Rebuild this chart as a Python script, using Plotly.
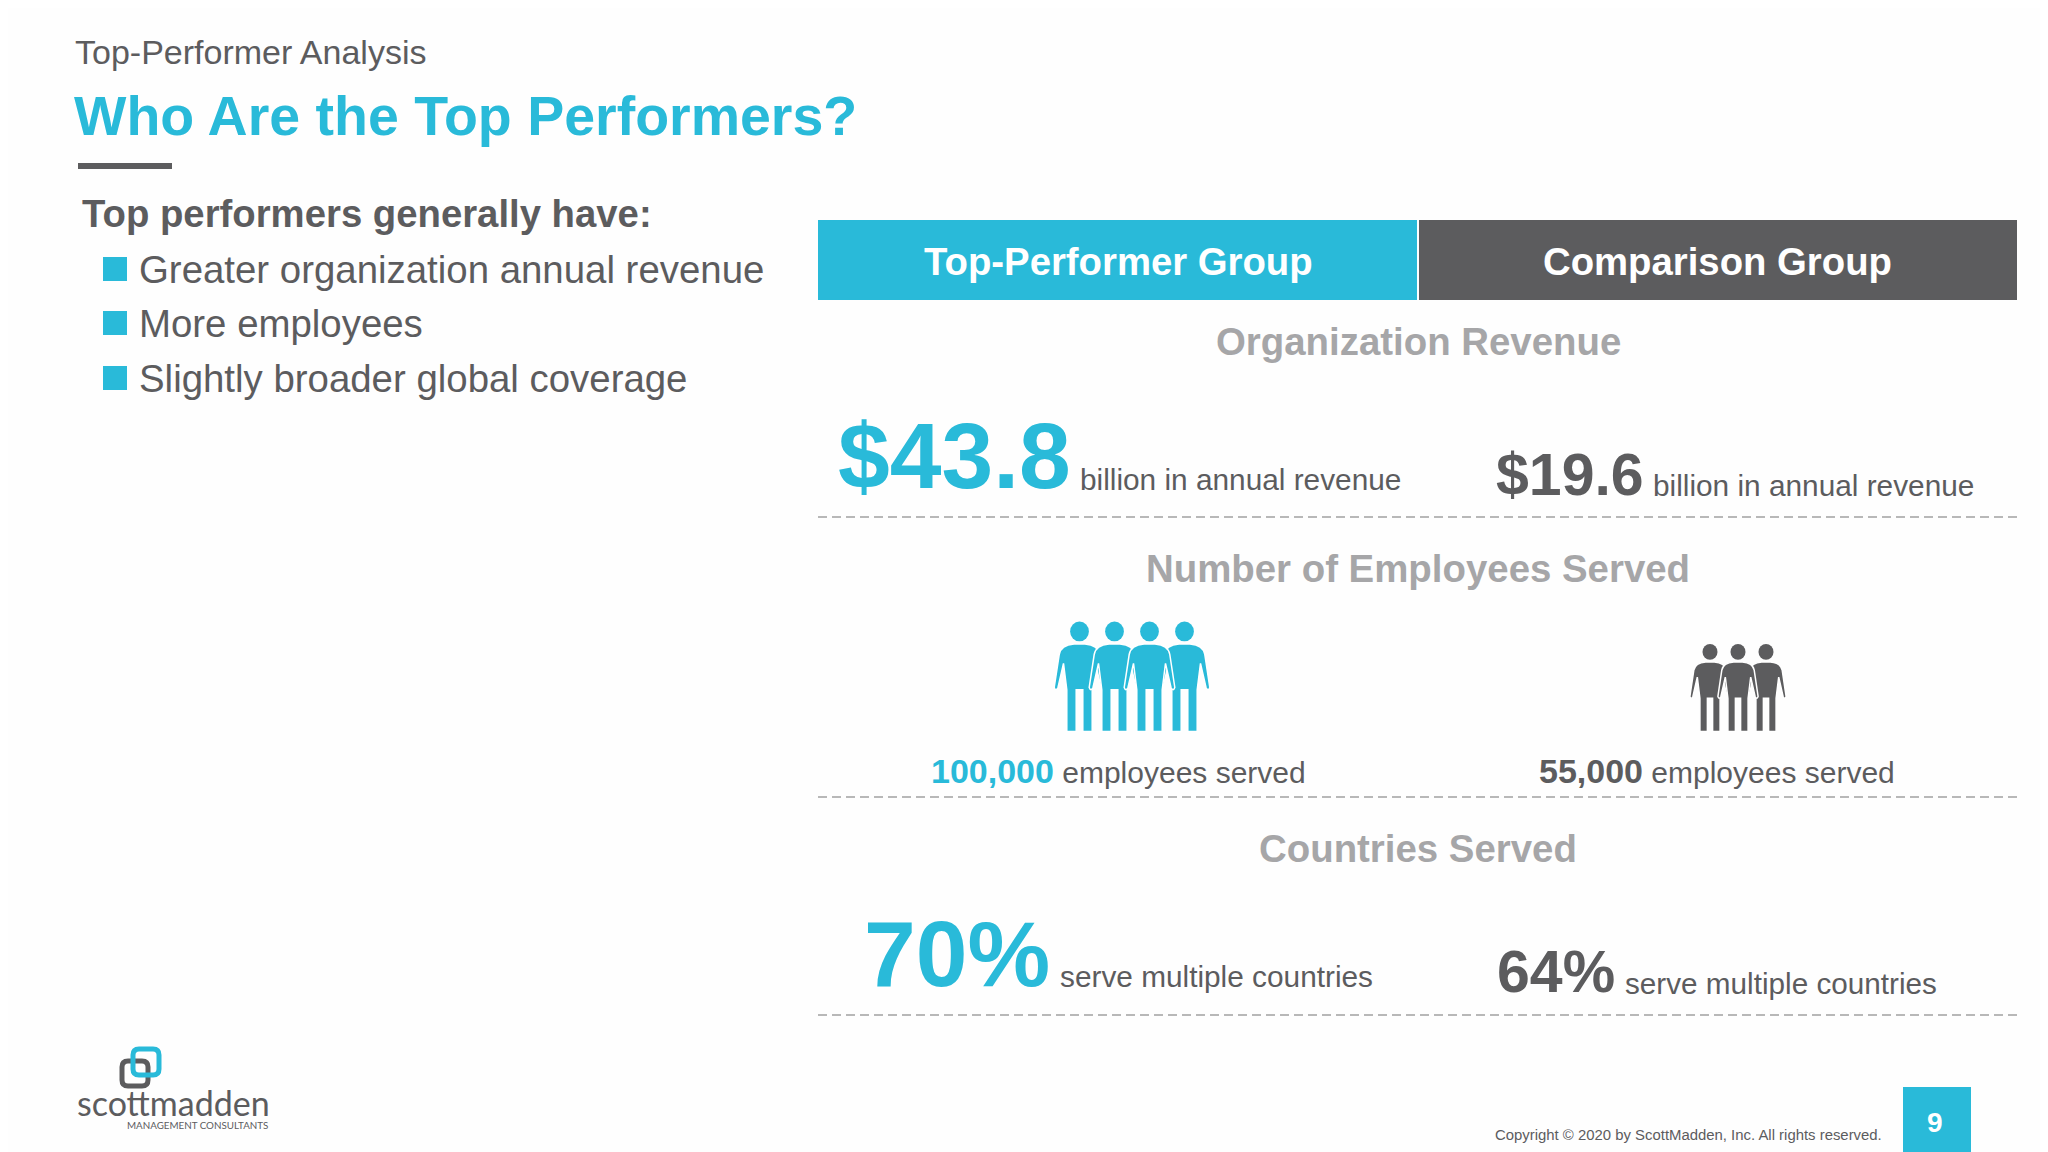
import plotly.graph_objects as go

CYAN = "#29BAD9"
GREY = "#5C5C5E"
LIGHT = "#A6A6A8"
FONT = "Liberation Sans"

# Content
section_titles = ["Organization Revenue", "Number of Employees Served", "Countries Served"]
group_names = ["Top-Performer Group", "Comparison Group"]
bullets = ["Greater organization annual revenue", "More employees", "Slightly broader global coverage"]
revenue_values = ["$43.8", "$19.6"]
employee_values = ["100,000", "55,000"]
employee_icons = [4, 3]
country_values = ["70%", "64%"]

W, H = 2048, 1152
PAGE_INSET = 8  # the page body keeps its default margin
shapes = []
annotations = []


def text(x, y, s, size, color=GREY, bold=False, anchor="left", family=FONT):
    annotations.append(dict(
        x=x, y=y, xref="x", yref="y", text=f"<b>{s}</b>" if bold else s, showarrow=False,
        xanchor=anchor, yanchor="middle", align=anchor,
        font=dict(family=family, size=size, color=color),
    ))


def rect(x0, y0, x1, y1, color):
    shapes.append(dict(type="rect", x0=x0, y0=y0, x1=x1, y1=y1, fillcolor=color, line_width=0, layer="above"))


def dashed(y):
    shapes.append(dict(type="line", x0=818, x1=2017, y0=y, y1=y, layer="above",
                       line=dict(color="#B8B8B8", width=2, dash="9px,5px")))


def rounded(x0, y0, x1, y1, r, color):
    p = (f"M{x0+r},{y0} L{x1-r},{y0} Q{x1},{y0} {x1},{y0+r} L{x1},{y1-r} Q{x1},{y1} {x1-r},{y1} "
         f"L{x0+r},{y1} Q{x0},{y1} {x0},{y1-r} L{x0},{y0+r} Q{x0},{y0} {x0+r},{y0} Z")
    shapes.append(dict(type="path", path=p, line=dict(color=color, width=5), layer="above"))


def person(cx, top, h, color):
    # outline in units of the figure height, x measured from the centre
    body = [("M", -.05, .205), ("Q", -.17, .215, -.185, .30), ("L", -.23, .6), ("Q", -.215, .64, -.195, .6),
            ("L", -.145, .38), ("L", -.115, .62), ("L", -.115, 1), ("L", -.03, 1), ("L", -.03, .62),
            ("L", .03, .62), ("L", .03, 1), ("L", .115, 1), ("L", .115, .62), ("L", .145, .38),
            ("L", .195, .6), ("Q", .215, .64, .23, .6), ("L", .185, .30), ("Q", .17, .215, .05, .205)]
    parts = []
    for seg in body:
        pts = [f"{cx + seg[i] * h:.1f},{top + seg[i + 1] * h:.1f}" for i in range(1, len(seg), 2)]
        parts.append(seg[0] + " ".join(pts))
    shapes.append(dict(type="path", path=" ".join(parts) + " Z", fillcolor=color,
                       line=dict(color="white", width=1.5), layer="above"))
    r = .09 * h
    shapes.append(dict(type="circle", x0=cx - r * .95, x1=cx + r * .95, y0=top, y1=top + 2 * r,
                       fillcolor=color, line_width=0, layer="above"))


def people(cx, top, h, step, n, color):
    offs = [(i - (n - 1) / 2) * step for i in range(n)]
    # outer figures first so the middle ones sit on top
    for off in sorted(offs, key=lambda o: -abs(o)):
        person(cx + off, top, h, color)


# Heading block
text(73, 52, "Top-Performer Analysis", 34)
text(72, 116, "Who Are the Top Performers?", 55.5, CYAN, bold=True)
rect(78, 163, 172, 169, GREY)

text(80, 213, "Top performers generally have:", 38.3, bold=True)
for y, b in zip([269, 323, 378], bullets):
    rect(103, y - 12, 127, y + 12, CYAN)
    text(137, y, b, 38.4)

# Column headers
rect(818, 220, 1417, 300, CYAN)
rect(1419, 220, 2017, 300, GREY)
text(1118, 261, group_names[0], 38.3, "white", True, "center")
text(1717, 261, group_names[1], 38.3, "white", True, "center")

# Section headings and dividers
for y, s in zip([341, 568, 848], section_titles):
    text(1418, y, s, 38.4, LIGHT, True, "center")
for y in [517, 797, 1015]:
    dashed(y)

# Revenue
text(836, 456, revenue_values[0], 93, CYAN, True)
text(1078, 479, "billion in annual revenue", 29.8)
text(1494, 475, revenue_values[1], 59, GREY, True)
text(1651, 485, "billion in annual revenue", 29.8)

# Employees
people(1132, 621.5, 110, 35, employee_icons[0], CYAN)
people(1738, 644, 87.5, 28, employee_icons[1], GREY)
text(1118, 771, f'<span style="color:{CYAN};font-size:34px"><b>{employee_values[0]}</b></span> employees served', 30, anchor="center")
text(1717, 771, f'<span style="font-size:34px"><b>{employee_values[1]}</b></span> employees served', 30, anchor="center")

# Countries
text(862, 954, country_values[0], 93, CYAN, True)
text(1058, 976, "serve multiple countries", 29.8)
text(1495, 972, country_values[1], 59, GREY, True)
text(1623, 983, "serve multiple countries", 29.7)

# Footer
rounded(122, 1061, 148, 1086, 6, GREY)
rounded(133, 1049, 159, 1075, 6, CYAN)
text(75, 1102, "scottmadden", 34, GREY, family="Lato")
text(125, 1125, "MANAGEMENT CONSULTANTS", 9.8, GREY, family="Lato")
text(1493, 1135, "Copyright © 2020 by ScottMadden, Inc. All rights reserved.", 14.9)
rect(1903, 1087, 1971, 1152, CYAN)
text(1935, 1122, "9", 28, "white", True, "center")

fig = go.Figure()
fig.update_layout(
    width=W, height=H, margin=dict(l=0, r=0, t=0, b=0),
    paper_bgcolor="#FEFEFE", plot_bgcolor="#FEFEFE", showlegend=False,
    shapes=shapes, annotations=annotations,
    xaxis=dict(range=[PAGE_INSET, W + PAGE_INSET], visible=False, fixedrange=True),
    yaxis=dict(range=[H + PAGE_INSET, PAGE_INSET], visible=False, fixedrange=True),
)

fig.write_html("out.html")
——
### DIRECTIVE:
Repeat the listing in full and exactly. Leave any pictures out.

### ANSWER TO THE PROBLEM:
Rebuild this chart as a Python script, using Plotly.
import plotly.graph_objects as go

CYAN = "#29BAD9"
GREY = "#5C5C5E"
LIGHT = "#A6A6A8"
FONT = "Liberation Sans"

# Content
section_titles = ["Organization Revenue", "Number of Employees Served", "Countries Served"]
group_names = ["Top-Performer Group", "Comparison Group"]
bullets = ["Greater organization annual revenue", "More employees", "Slightly broader global coverage"]
revenue_values = ["$43.8", "$19.6"]
employee_values = ["100,000", "55,000"]
employee_icons = [4, 3]
country_values = ["70%", "64%"]

W, H = 2048, 1152
PAGE_INSET = 8  # the page body keeps its default margin
shapes = []
annotations = []


def text(x, y, s, size, color=GREY, bold=False, anchor="left", family=FONT):
    annotations.append(dict(
        x=x, y=y, xref="x", yref="y", text=f"<b>{s}</b>" if bold else s, showarrow=False,
        xanchor=anchor, yanchor="middle", align=anchor,
        font=dict(family=family, size=size, color=color),
    ))


def rect(x0, y0, x1, y1, color):
    shapes.append(dict(type="rect", x0=x0, y0=y0, x1=x1, y1=y1, fillcolor=color, line_width=0, layer="above"))


def dashed(y):
    shapes.append(dict(type="line", x0=818, x1=2017, y0=y, y1=y, layer="above",
                       line=dict(color="#B8B8B8", width=2, dash="9px,5px")))


def rounded(x0, y0, x1, y1, r, color):
    p = (f"M{x0+r},{y0} L{x1-r},{y0} Q{x1},{y0} {x1},{y0+r} L{x1},{y1-r} Q{x1},{y1} {x1-r},{y1} "
         f"L{x0+r},{y1} Q{x0},{y1} {x0},{y1-r} L{x0},{y0+r} Q{x0},{y0} {x0+r},{y0} Z")
    shapes.append(dict(type="path", path=p, line=dict(color=color, width=5), layer="above"))


def person(cx, top, h, color):
    # outline in units of the figure height, x measured from the centre
    body = [("M", -.05, .205), ("Q", -.17, .215, -.185, .30), ("L", -.23, .6), ("Q", -.215, .64, -.195, .6),
            ("L", -.145, .38), ("L", -.115, .62), ("L", -.115, 1), ("L", -.03, 1), ("L", -.03, .62),
            ("L", .03, .62), ("L", .03, 1), ("L", .115, 1), ("L", .115, .62), ("L", .145, .38),
            ("L", .195, .6), ("Q", .215, .64, .23, .6), ("L", .185, .30), ("Q", .17, .215, .05, .205)]
    parts = []
    for seg in body:
        pts = [f"{cx + seg[i] * h:.1f},{top + seg[i + 1] * h:.1f}" for i in range(1, len(seg), 2)]
        parts.append(seg[0] + " ".join(pts))
    shapes.append(dict(type="path", path=" ".join(parts) + " Z", fillcolor=color,
                       line=dict(color="white", width=1.5), layer="above"))
    r = .09 * h
    shapes.append(dict(type="circle", x0=cx - r * .95, x1=cx + r * .95, y0=top, y1=top + 2 * r,
                       fillcolor=color, line_width=0, layer="above"))


def people(cx, top, h, step, n, color):
    offs = [(i - (n - 1) / 2) * step for i in range(n)]
    # outer figures first so the middle ones sit on top
    for off in sorted(offs, key=lambda o: -abs(o)):
        person(cx + off, top, h, color)


# Heading block
text(73, 52, "Top-Performer Analysis", 34)
text(72, 116, "Who Are the Top Performers?", 55.5, CYAN, bold=True)
rect(78, 163, 172, 169, GREY)

text(80, 213, "Top performers generally have:", 38.3, bold=True)
for y, b in zip([269, 323, 378], bullets):
    rect(103, y - 12, 127, y + 12, CYAN)
    text(137, y, b, 38.4)

# Column headers
rect(818, 220, 1417, 300, CYAN)
rect(1419, 220, 2017, 300, GREY)
text(1118, 261, group_names[0], 38.3, "white", True, "center")
text(1717, 261, group_names[1], 38.3, "white", True, "center")

# Section headings and dividers
for y, s in zip([341, 568, 848], section_titles):
    text(1418, y, s, 38.4, LIGHT, True, "center")
for y in [517, 797, 1015]:
    dashed(y)

# Revenue
text(836, 456, revenue_values[0], 93, CYAN, True)
text(1078, 479, "billion in annual revenue", 29.8)
text(1494, 475, revenue_values[1], 59, GREY, True)
text(1651, 485, "billion in annual revenue", 29.8)

# Employees
people(1132, 621.5, 110, 35, employee_icons[0], CYAN)
people(1738, 644, 87.5, 28, employee_icons[1], GREY)
text(1118, 771, f'<span style="color:{CYAN};font-size:34px"><b>{employee_values[0]}</b></span> employees served', 30, anchor="center")
text(1717, 771, f'<span style="font-size:34px"><b>{employee_values[1]}</b></span> employees served', 30, anchor="center")

# Countries
text(862, 954, country_values[0], 93, CYAN, True)
text(1058, 976, "serve multiple countries", 29.8)
text(1495, 972, country_values[1], 59, GREY, True)
text(1623, 983, "serve multiple countries", 29.7)

# Footer
rounded(122, 1061, 148, 1086, 6, GREY)
rounded(133, 1049, 159, 1075, 6, CYAN)
text(75, 1102, "scottmadden", 34, GREY, family="Lato")
text(125, 1125, "MANAGEMENT CONSULTANTS", 9.8, GREY, family="Lato")
text(1493, 1135, "Copyright © 2020 by ScottMadden, Inc. All rights reserved.", 14.9)
rect(1903, 1087, 1971, 1152, CYAN)
text(1935, 1122, "9", 28, "white", True, "center")

fig = go.Figure()
fig.update_layout(
    width=W, height=H, margin=dict(l=0, r=0, t=0, b=0),
    paper_bgcolor="#FEFEFE", plot_bgcolor="#FEFEFE", showlegend=False,
    shapes=shapes, annotations=annotations,
    xaxis=dict(range=[PAGE_INSET, W + PAGE_INSET], visible=False, fixedrange=True),
    yaxis=dict(range=[H + PAGE_INSET, PAGE_INSET], visible=False, fixedrange=True),
)

fig.write_html("out.html")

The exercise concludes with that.